TO DO - Only the pictures are omitted; repeat all other data exactly.

++++ SOURCE EXCERPT

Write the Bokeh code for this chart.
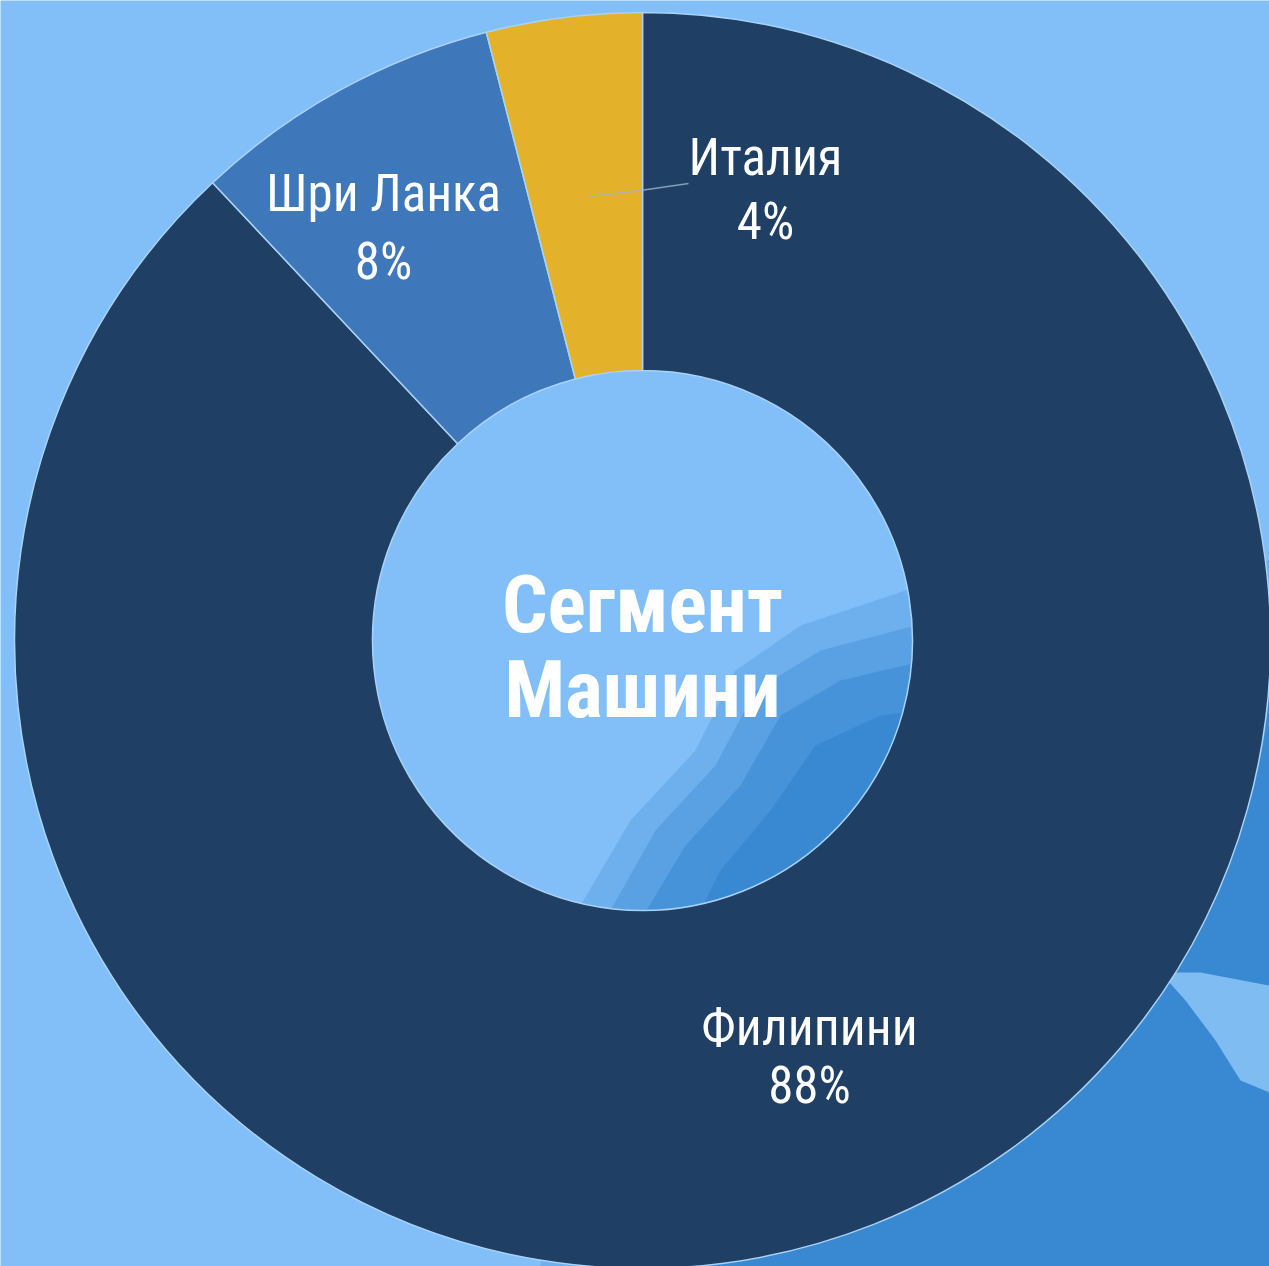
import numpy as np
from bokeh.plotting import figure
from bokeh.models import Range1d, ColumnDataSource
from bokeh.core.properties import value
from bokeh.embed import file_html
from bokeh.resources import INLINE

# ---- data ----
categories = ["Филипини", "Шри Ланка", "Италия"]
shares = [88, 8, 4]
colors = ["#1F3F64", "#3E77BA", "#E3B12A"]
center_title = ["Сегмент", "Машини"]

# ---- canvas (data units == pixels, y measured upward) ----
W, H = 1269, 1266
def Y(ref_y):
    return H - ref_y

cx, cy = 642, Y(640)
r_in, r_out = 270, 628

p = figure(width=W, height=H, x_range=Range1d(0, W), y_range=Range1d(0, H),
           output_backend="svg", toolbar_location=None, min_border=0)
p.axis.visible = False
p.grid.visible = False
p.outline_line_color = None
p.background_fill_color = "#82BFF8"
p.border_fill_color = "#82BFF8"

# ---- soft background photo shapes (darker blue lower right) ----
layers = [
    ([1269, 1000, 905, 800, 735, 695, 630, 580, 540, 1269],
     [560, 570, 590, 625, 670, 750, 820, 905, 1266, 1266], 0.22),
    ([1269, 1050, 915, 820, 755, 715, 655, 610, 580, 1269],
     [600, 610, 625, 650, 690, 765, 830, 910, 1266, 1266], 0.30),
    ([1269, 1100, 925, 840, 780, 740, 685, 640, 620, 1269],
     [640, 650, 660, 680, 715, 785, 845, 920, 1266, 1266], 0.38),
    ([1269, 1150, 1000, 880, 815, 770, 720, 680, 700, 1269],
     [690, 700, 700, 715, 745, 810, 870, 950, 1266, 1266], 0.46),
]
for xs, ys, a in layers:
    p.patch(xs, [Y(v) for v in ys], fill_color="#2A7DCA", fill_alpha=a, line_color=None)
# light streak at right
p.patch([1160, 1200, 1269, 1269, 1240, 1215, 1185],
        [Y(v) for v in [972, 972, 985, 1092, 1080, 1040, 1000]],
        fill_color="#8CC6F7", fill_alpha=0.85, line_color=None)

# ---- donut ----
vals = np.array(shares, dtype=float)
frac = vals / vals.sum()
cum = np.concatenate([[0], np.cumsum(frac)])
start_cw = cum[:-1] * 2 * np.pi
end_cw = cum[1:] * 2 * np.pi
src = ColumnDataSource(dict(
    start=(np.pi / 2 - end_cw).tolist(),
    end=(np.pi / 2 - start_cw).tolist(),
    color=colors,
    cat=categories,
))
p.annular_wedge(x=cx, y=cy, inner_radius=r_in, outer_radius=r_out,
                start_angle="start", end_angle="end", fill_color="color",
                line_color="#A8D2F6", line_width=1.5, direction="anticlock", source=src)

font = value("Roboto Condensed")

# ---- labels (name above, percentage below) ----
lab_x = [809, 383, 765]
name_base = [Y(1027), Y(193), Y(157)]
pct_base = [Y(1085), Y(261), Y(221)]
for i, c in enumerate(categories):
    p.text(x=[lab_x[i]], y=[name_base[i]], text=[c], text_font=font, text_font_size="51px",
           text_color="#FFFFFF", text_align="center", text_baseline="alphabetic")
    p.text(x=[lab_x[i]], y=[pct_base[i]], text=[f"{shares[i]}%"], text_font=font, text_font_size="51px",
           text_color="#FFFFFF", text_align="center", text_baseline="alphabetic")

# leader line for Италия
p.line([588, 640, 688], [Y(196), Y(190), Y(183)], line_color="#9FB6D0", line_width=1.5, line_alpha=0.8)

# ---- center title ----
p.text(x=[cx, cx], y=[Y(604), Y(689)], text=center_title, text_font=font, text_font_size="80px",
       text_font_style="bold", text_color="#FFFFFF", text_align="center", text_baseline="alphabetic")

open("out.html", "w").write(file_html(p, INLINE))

++++++++

EXPECTED ANSWER -
Write the Bokeh code for this chart.
import numpy as np
from bokeh.plotting import figure
from bokeh.models import Range1d, ColumnDataSource
from bokeh.core.properties import value
from bokeh.embed import file_html
from bokeh.resources import INLINE

# ---- data ----
categories = ["Филипини", "Шри Ланка", "Италия"]
shares = [88, 8, 4]
colors = ["#1F3F64", "#3E77BA", "#E3B12A"]
center_title = ["Сегмент", "Машини"]

# ---- canvas (data units == pixels, y measured upward) ----
W, H = 1269, 1266
def Y(ref_y):
    return H - ref_y

cx, cy = 642, Y(640)
r_in, r_out = 270, 628

p = figure(width=W, height=H, x_range=Range1d(0, W), y_range=Range1d(0, H),
           output_backend="svg", toolbar_location=None, min_border=0)
p.axis.visible = False
p.grid.visible = False
p.outline_line_color = None
p.background_fill_color = "#82BFF8"
p.border_fill_color = "#82BFF8"

# ---- soft background photo shapes (darker blue lower right) ----
layers = [
    ([1269, 1000, 905, 800, 735, 695, 630, 580, 540, 1269],
     [560, 570, 590, 625, 670, 750, 820, 905, 1266, 1266], 0.22),
    ([1269, 1050, 915, 820, 755, 715, 655, 610, 580, 1269],
     [600, 610, 625, 650, 690, 765, 830, 910, 1266, 1266], 0.30),
    ([1269, 1100, 925, 840, 780, 740, 685, 640, 620, 1269],
     [640, 650, 660, 680, 715, 785, 845, 920, 1266, 1266], 0.38),
    ([1269, 1150, 1000, 880, 815, 770, 720, 680, 700, 1269],
     [690, 700, 700, 715, 745, 810, 870, 950, 1266, 1266], 0.46),
]
for xs, ys, a in layers:
    p.patch(xs, [Y(v) for v in ys], fill_color="#2A7DCA", fill_alpha=a, line_color=None)
# light streak at right
p.patch([1160, 1200, 1269, 1269, 1240, 1215, 1185],
        [Y(v) for v in [972, 972, 985, 1092, 1080, 1040, 1000]],
        fill_color="#8CC6F7", fill_alpha=0.85, line_color=None)

# ---- donut ----
vals = np.array(shares, dtype=float)
frac = vals / vals.sum()
cum = np.concatenate([[0], np.cumsum(frac)])
start_cw = cum[:-1] * 2 * np.pi
end_cw = cum[1:] * 2 * np.pi
src = ColumnDataSource(dict(
    start=(np.pi / 2 - end_cw).tolist(),
    end=(np.pi / 2 - start_cw).tolist(),
    color=colors,
    cat=categories,
))
p.annular_wedge(x=cx, y=cy, inner_radius=r_in, outer_radius=r_out,
                start_angle="start", end_angle="end", fill_color="color",
                line_color="#A8D2F6", line_width=1.5, direction="anticlock", source=src)

font = value("Roboto Condensed")

# ---- labels (name above, percentage below) ----
lab_x = [809, 383, 765]
name_base = [Y(1027), Y(193), Y(157)]
pct_base = [Y(1085), Y(261), Y(221)]
for i, c in enumerate(categories):
    p.text(x=[lab_x[i]], y=[name_base[i]], text=[c], text_font=font, text_font_size="51px",
           text_color="#FFFFFF", text_align="center", text_baseline="alphabetic")
    p.text(x=[lab_x[i]], y=[pct_base[i]], text=[f"{shares[i]}%"], text_font=font, text_font_size="51px",
           text_color="#FFFFFF", text_align="center", text_baseline="alphabetic")

# leader line for Италия
p.line([588, 640, 688], [Y(196), Y(190), Y(183)], line_color="#9FB6D0", line_width=1.5, line_alpha=0.8)

# ---- center title ----
p.text(x=[cx, cx], y=[Y(604), Y(689)], text=center_title, text_font=font, text_font_size="80px",
       text_font_style="bold", text_color="#FFFFFF", text_align="center", text_baseline="alphabetic")

open("out.html", "w").write(file_html(p, INLINE))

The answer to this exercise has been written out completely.